Begin
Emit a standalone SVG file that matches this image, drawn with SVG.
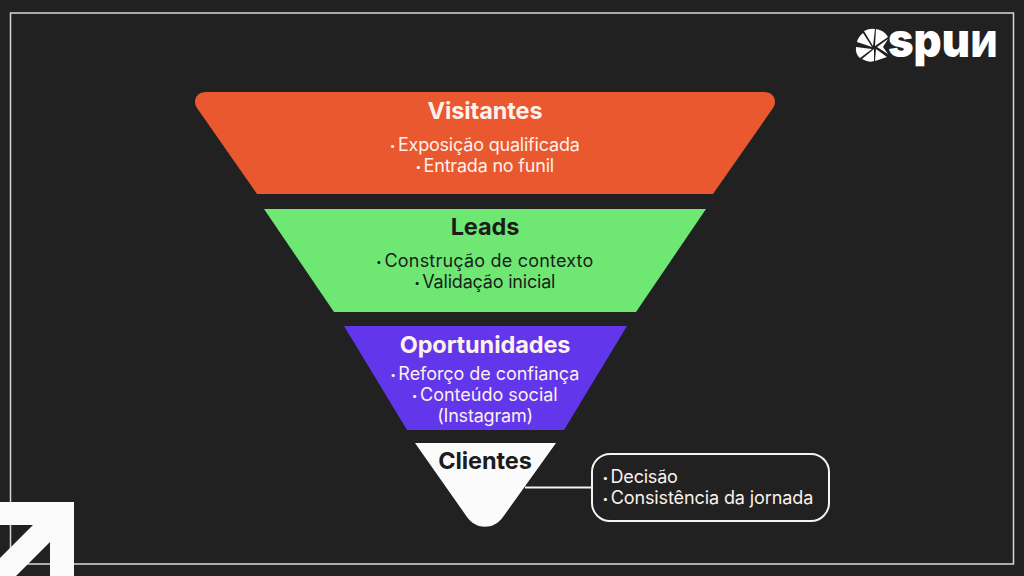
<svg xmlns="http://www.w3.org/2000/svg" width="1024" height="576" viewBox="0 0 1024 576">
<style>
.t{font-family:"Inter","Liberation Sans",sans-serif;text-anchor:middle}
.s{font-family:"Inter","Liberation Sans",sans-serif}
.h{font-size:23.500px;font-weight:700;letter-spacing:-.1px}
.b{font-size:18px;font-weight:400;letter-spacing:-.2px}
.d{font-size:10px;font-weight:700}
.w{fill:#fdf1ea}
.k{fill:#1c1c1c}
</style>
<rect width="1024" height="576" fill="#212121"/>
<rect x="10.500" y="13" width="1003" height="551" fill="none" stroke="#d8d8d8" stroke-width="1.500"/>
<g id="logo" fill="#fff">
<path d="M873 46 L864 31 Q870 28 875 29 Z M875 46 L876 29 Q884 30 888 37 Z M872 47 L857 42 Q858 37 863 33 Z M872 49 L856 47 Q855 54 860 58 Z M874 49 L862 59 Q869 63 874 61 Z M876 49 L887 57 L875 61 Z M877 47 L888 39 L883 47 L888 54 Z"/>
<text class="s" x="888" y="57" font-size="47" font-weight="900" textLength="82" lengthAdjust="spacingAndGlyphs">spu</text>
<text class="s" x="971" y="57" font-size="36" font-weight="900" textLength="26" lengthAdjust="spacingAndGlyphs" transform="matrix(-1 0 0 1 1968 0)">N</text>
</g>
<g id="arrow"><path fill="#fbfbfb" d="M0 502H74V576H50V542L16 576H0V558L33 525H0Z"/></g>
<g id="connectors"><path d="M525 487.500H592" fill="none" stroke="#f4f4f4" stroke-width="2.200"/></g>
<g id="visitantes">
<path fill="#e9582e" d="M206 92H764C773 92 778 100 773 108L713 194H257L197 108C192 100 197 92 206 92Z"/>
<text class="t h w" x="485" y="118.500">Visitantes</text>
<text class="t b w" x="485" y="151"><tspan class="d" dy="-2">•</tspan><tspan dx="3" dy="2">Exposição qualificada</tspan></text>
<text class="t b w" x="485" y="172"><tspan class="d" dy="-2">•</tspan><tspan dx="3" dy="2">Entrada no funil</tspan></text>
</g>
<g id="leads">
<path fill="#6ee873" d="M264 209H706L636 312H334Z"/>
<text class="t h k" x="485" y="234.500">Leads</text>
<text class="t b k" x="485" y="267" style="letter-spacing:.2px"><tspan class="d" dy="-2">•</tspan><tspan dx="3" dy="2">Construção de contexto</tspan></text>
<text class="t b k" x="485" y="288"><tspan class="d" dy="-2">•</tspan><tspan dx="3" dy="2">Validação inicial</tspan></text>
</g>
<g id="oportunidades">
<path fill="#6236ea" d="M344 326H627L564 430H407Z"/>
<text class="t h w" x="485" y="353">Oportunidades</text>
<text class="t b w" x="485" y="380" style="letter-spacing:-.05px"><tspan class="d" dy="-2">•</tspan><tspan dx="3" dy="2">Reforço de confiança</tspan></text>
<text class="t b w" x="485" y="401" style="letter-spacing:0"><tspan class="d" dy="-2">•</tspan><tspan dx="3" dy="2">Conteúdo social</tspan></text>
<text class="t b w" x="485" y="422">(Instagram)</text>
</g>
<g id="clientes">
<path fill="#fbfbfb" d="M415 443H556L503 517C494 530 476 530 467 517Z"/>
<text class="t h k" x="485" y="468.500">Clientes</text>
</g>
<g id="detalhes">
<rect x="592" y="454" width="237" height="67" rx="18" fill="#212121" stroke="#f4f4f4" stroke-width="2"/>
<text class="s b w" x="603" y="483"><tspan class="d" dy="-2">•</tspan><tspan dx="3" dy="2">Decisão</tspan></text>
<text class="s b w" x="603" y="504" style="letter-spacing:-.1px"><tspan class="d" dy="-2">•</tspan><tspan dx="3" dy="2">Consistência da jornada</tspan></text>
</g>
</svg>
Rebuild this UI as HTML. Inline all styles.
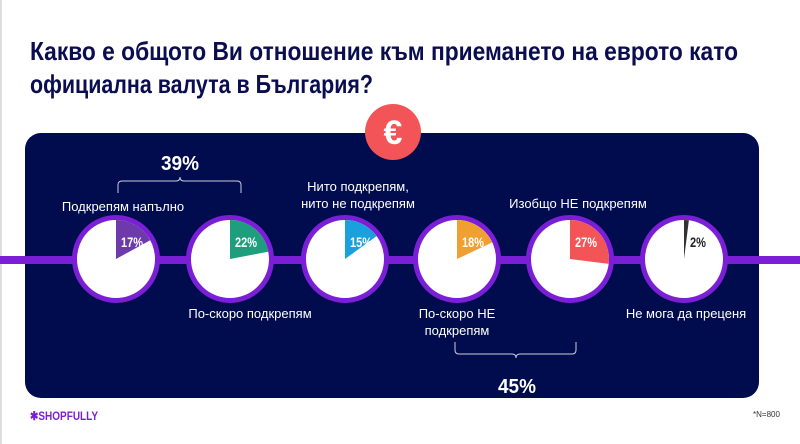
End
* [Required work]
Leave out the pictures and give the listing above again exactly.

* [Finished task]
Emit a standalone SVG file that matches this image, drawn with SVG.
<svg xmlns="http://www.w3.org/2000/svg" width="1024" height="576" viewBox="0 0 1024 576">
<style>
.t{font-family:"Inter","Liberation Sans",sans-serif;text-anchor:middle}
.s{font-family:"Inter","Liberation Sans",sans-serif}
.h{font-size:23.500px;font-weight:700;letter-spacing:-.1px}
.b{font-size:18px;font-weight:400;letter-spacing:-.2px}
.d{font-size:10px;font-weight:700}
.w{fill:#fdf1ea}
.k{fill:#1c1c1c}
</style>
<rect width="1024" height="576" fill="#212121"/>
<rect x="10.500" y="13" width="1003" height="551" fill="none" stroke="#d8d8d8" stroke-width="1.500"/>
<g id="logo" fill="#fff">
<path d="M873 46 L864 31 Q870 28 875 29 Z M875 46 L876 29 Q884 30 888 37 Z M872 47 L857 42 Q858 37 863 33 Z M872 49 L856 47 Q855 54 860 58 Z M874 49 L862 59 Q869 63 874 61 Z M876 49 L887 57 L875 61 Z M877 47 L888 39 L883 47 L888 54 Z"/>
<text class="s" x="888" y="57" font-size="47" font-weight="900" textLength="82" lengthAdjust="spacingAndGlyphs">spu</text>
<text class="s" x="971" y="57" font-size="36" font-weight="900" textLength="26" lengthAdjust="spacingAndGlyphs" transform="matrix(-1 0 0 1 1968 0)">N</text>
</g>
<g id="arrow"><path fill="#fbfbfb" d="M0 502H74V576H50V542L16 576H0V558L33 525H0Z"/></g>
<g id="connectors"><path d="M525 487.500H592" fill="none" stroke="#f4f4f4" stroke-width="2.200"/></g>
<g id="visitantes">
<path fill="#e9582e" d="M206 92H764C773 92 778 100 773 108L713 194H257L197 108C192 100 197 92 206 92Z"/>
<text class="t h w" x="485" y="118.500">Visitantes</text>
<text class="t b w" x="485" y="151"><tspan class="d" dy="-2">•</tspan><tspan dx="3" dy="2">Exposição qualificada</tspan></text>
<text class="t b w" x="485" y="172"><tspan class="d" dy="-2">•</tspan><tspan dx="3" dy="2">Entrada no funil</tspan></text>
</g>
<g id="leads">
<path fill="#6ee873" d="M264 209H706L636 312H334Z"/>
<text class="t h k" x="485" y="234.500">Leads</text>
<text class="t b k" x="485" y="267" style="letter-spacing:.2px"><tspan class="d" dy="-2">•</tspan><tspan dx="3" dy="2">Construção de contexto</tspan></text>
<text class="t b k" x="485" y="288"><tspan class="d" dy="-2">•</tspan><tspan dx="3" dy="2">Validação inicial</tspan></text>
</g>
<g id="oportunidades">
<path fill="#6236ea" d="M344 326H627L564 430H407Z"/>
<text class="t h w" x="485" y="353">Oportunidades</text>
<text class="t b w" x="485" y="380" style="letter-spacing:-.05px"><tspan class="d" dy="-2">•</tspan><tspan dx="3" dy="2">Reforço de confiança</tspan></text>
<text class="t b w" x="485" y="401" style="letter-spacing:0"><tspan class="d" dy="-2">•</tspan><tspan dx="3" dy="2">Conteúdo social</tspan></text>
<text class="t b w" x="485" y="422">(Instagram)</text>
</g>
<g id="clientes">
<path fill="#fbfbfb" d="M415 443H556L503 517C494 530 476 530 467 517Z"/>
<text class="t h k" x="485" y="468.500">Clientes</text>
</g>
<g id="detalhes">
<rect x="592" y="454" width="237" height="67" rx="18" fill="#212121" stroke="#f4f4f4" stroke-width="2"/>
<text class="s b w" x="603" y="483"><tspan class="d" dy="-2">•</tspan><tspan dx="3" dy="2">Decisão</tspan></text>
<text class="s b w" x="603" y="504" style="letter-spacing:-.1px"><tspan class="d" dy="-2">•</tspan><tspan dx="3" dy="2">Consistência da jornada</tspan></text>
</g>
</svg>
Rebuild this UI as HTML. Inline all styles.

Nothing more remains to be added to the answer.